--- BEGIN Supplied information ---
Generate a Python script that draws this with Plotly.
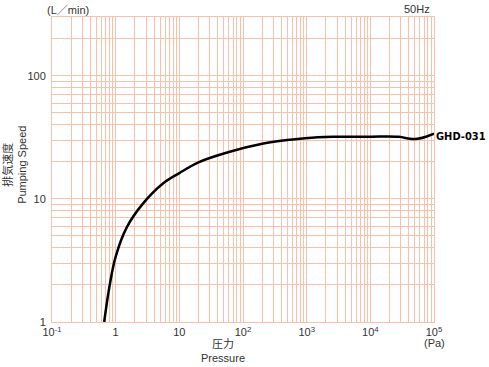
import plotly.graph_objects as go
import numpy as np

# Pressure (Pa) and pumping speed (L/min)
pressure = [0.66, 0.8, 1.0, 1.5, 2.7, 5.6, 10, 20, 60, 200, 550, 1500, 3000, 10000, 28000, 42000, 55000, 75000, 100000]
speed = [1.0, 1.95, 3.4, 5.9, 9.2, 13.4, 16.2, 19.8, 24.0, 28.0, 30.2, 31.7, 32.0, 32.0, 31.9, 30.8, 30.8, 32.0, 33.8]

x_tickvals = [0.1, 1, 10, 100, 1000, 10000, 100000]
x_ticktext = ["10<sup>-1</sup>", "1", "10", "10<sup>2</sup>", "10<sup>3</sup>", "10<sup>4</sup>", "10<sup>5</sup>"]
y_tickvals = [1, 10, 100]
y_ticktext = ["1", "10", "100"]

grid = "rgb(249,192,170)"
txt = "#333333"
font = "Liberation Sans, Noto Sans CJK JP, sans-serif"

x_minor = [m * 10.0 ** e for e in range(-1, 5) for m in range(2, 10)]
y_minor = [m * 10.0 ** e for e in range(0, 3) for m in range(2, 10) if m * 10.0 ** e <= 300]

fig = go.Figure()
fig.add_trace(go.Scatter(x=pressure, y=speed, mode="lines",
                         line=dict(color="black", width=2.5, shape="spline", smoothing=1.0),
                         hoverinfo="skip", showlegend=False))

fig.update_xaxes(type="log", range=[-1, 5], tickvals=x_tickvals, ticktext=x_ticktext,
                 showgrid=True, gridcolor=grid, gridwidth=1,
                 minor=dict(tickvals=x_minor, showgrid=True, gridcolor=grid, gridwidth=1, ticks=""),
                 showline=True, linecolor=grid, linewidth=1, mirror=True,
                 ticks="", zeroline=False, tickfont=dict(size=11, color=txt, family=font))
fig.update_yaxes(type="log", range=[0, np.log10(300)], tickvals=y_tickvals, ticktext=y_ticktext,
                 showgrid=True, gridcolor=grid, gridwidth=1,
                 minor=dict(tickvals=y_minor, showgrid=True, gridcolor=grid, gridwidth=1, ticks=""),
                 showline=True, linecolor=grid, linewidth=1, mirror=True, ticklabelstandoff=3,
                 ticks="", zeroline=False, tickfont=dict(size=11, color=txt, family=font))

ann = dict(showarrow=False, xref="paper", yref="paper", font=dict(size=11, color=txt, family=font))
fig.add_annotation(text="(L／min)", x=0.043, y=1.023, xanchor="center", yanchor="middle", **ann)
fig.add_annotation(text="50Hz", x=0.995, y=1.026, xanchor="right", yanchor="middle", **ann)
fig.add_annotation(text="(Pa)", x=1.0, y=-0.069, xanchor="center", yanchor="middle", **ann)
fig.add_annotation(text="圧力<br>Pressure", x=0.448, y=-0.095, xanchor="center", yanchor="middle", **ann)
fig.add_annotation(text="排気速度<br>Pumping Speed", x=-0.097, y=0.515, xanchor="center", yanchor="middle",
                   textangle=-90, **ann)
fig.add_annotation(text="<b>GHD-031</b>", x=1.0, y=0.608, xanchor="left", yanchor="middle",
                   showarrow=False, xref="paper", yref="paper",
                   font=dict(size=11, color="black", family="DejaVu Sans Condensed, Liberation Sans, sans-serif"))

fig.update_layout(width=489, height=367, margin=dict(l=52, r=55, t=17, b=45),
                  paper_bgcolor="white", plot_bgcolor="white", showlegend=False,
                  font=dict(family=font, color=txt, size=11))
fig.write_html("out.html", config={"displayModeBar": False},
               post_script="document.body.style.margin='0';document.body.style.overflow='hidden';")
--- END Supplied information ---
Requirements:
Every line above should be returned exactly; the pictures stay out.

Solution:
Generate a Python script that draws this with Plotly.
import plotly.graph_objects as go
import numpy as np

# Pressure (Pa) and pumping speed (L/min)
pressure = [0.66, 0.8, 1.0, 1.5, 2.7, 5.6, 10, 20, 60, 200, 550, 1500, 3000, 10000, 28000, 42000, 55000, 75000, 100000]
speed = [1.0, 1.95, 3.4, 5.9, 9.2, 13.4, 16.2, 19.8, 24.0, 28.0, 30.2, 31.7, 32.0, 32.0, 31.9, 30.8, 30.8, 32.0, 33.8]

x_tickvals = [0.1, 1, 10, 100, 1000, 10000, 100000]
x_ticktext = ["10<sup>-1</sup>", "1", "10", "10<sup>2</sup>", "10<sup>3</sup>", "10<sup>4</sup>", "10<sup>5</sup>"]
y_tickvals = [1, 10, 100]
y_ticktext = ["1", "10", "100"]

grid = "rgb(249,192,170)"
txt = "#333333"
font = "Liberation Sans, Noto Sans CJK JP, sans-serif"

x_minor = [m * 10.0 ** e for e in range(-1, 5) for m in range(2, 10)]
y_minor = [m * 10.0 ** e for e in range(0, 3) for m in range(2, 10) if m * 10.0 ** e <= 300]

fig = go.Figure()
fig.add_trace(go.Scatter(x=pressure, y=speed, mode="lines",
                         line=dict(color="black", width=2.5, shape="spline", smoothing=1.0),
                         hoverinfo="skip", showlegend=False))

fig.update_xaxes(type="log", range=[-1, 5], tickvals=x_tickvals, ticktext=x_ticktext,
                 showgrid=True, gridcolor=grid, gridwidth=1,
                 minor=dict(tickvals=x_minor, showgrid=True, gridcolor=grid, gridwidth=1, ticks=""),
                 showline=True, linecolor=grid, linewidth=1, mirror=True,
                 ticks="", zeroline=False, tickfont=dict(size=11, color=txt, family=font))
fig.update_yaxes(type="log", range=[0, np.log10(300)], tickvals=y_tickvals, ticktext=y_ticktext,
                 showgrid=True, gridcolor=grid, gridwidth=1,
                 minor=dict(tickvals=y_minor, showgrid=True, gridcolor=grid, gridwidth=1, ticks=""),
                 showline=True, linecolor=grid, linewidth=1, mirror=True, ticklabelstandoff=3,
                 ticks="", zeroline=False, tickfont=dict(size=11, color=txt, family=font))

ann = dict(showarrow=False, xref="paper", yref="paper", font=dict(size=11, color=txt, family=font))
fig.add_annotation(text="(L／min)", x=0.043, y=1.023, xanchor="center", yanchor="middle", **ann)
fig.add_annotation(text="50Hz", x=0.995, y=1.026, xanchor="right", yanchor="middle", **ann)
fig.add_annotation(text="(Pa)", x=1.0, y=-0.069, xanchor="center", yanchor="middle", **ann)
fig.add_annotation(text="圧力<br>Pressure", x=0.448, y=-0.095, xanchor="center", yanchor="middle", **ann)
fig.add_annotation(text="排気速度<br>Pumping Speed", x=-0.097, y=0.515, xanchor="center", yanchor="middle",
                   textangle=-90, **ann)
fig.add_annotation(text="<b>GHD-031</b>", x=1.0, y=0.608, xanchor="left", yanchor="middle",
                   showarrow=False, xref="paper", yref="paper",
                   font=dict(size=11, color="black", family="DejaVu Sans Condensed, Liberation Sans, sans-serif"))

fig.update_layout(width=489, height=367, margin=dict(l=52, r=55, t=17, b=45),
                  paper_bgcolor="white", plot_bgcolor="white", showlegend=False,
                  font=dict(family=font, color=txt, size=11))
fig.write_html("out.html", config={"displayModeBar": False},
               post_script="document.body.style.margin='0';document.body.style.overflow='hidden';")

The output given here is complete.